Sunday, 17 October 2010


"Greed is back"

At the moment I've been going through a Michael Douglas phase watching some of his best films notably FATAL ATTRACTION (1987) and FALLING DOWN (1994) which have added to the composure of the man in his acting vicinity. However I did watch his best performance in the money-making drama WALL STREET (1986) which allowed him to play his infamous character Gordon Gekko with such venom and deceitfulness that earned him the Best Actor Oscar. Now 24 years later, Douglas reprises his role as Gekko in the long-awaited sequel MONEY NEVER SLEEPS which sees him reunite with Oliver Stone (the director) and make a worthy installment which in some ways is as good as the original.
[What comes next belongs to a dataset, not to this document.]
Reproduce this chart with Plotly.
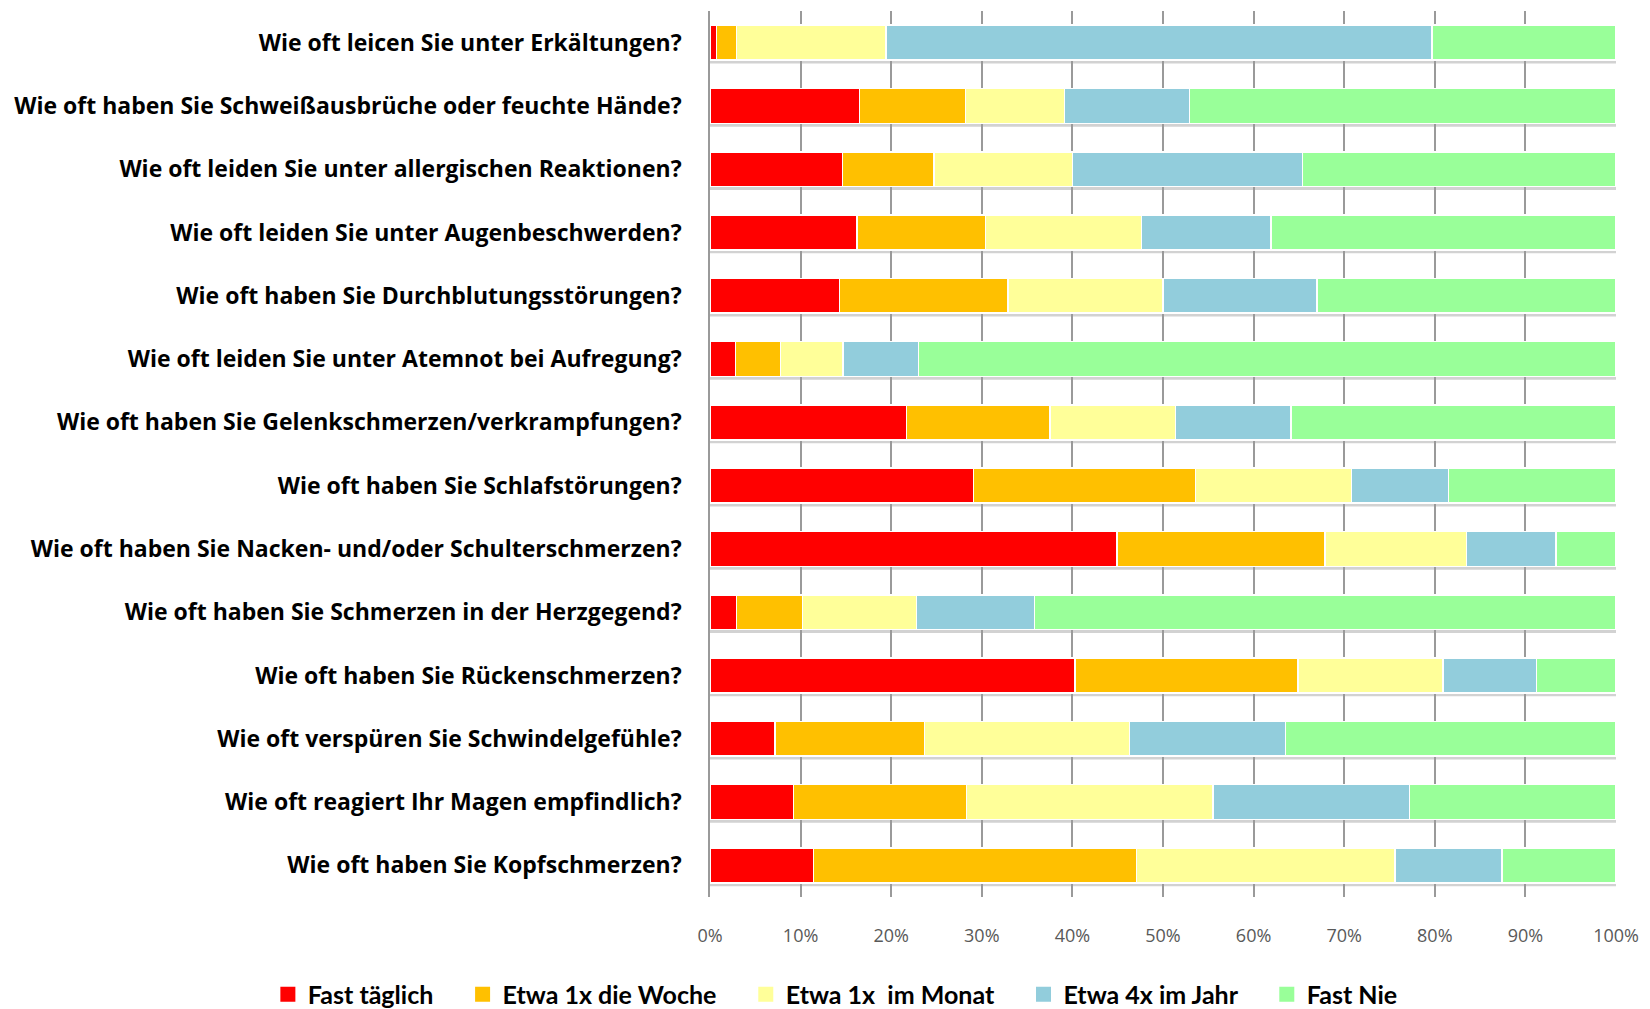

The film opens with notorious businessman Gordon Gekko (Michael Douglas) being released from prison after serving time for his crime in the first one. However the focus shines on upcoming hotshot Jake Moore (Shia LaBeouf) who works in Wall Street similarly to Charlie Sheen's character Bud Fox from the first film but he is determined to ensure his investment firm doesn't go under but his mentor, Louis (Frank Langella), is making some bad decisions for their firm. But when Louis ends up having to sell his share of the firm to arrogant investor Bretton James (Josh Brolin) for a very small price, he commits suicide much to Jake's devastation. He is comforted by his activist fiancee Winnie (Carey Mulligan) who happens to be Gekko's daughter but is estranged from her father. She tries to help Jake recover from his loss but soon he switches his attention to Gekko, firstly by watching him in a lecture and then seeking advice from him about rebuilding his firm. Gordon though wants to be reunited with Winnie who is reluctant to see her father again but Jake is determined to learn more from Gordon especially when he is hired by Bretton to orchestrate his own firm but clearly the young rookie plans to make him suffer for what happened to Louis. But the question is has prison helped Gordon or is he plotting something sinister to bring himself back on top of the game?

It is rare for a sequel 24 years after the original not only advancing its story but also having something new to say. Director Oliver Stone has changed the pace of the film from the original as he takes his time to paint his modern pictures of high society. People are no longer wearing power ties and having lavish lunches. We are going green and eating less red meat. Stone understood the dynamic shift in the culture on Wall Street and captured that change on film which is what he does well with the sequel. Using relevant editing techniques like the "split-screen" effect to emphasize on the hurried interaction among stock traders and brokers, Stone succeeds to a certain extent in depicting the frenzied drama of phone-calling, and "time is money" mentality that personalize these people. The return of Michael Douglas to the role that garnered him an Oscar was always going to gain the majority of anticipation and he doesn't disappoint. He portrays the supposedly rehabilitated Gekko as a man who is just as self-antagonizing as he was two decades ago, but now has the new found characteristic of subtlety. La Beouf nicely balances his character's idealism and shrewdness with angst and proves that he isn't a franchise ruining actor, there is dramatic potential in the man. Brolin adds slickness and deceit proving to be like Gekko in the first film while Frank Langella and Eli Wallach also give stellar supporting roles.

Unfortunately for Carey Mulligan, her Winnie role isn't all that fleshed out, being just the romantic lead opposite Shia (a real-life relationship) and her reconciliatory difficulties with her dad but shows her potential as a future British star in Hollywood (a'la Keira Knightley) while Susan Sarandon is rather wasted in the film too. The film also fails to get a message across in relation to the global financial crisis and all it offers are a couple of brief scenes where the big banks get together and discuss a bail out policy with the U.S. treasury. So does the sentimentality of the film which detracts the reason why the first film was so cunning with Gordon's humane side being demonstrated a lot more here with the writers going for a safer, more commercial option especially in the final ten minutes. There are some clever references to the first film from the reappearance of Gordon's mobile phone to Sylvia Miles's brief cameo as Gordon's former receptionist but Charlie Sheen's cameo is a little disappointing for some as if to say it was played too "let's-make-a-funny-reference-to-the-first-film" instead of a serious attempt at a dramatic moment. But still it's good to see him pop up in it. To conclude, this is a revenge and redemption movie with Wall Street and market crash as a backdrop. Douglas certainly is back with a vengeance and this is a sequel that deserves as much credit as the original: greed certainly is back!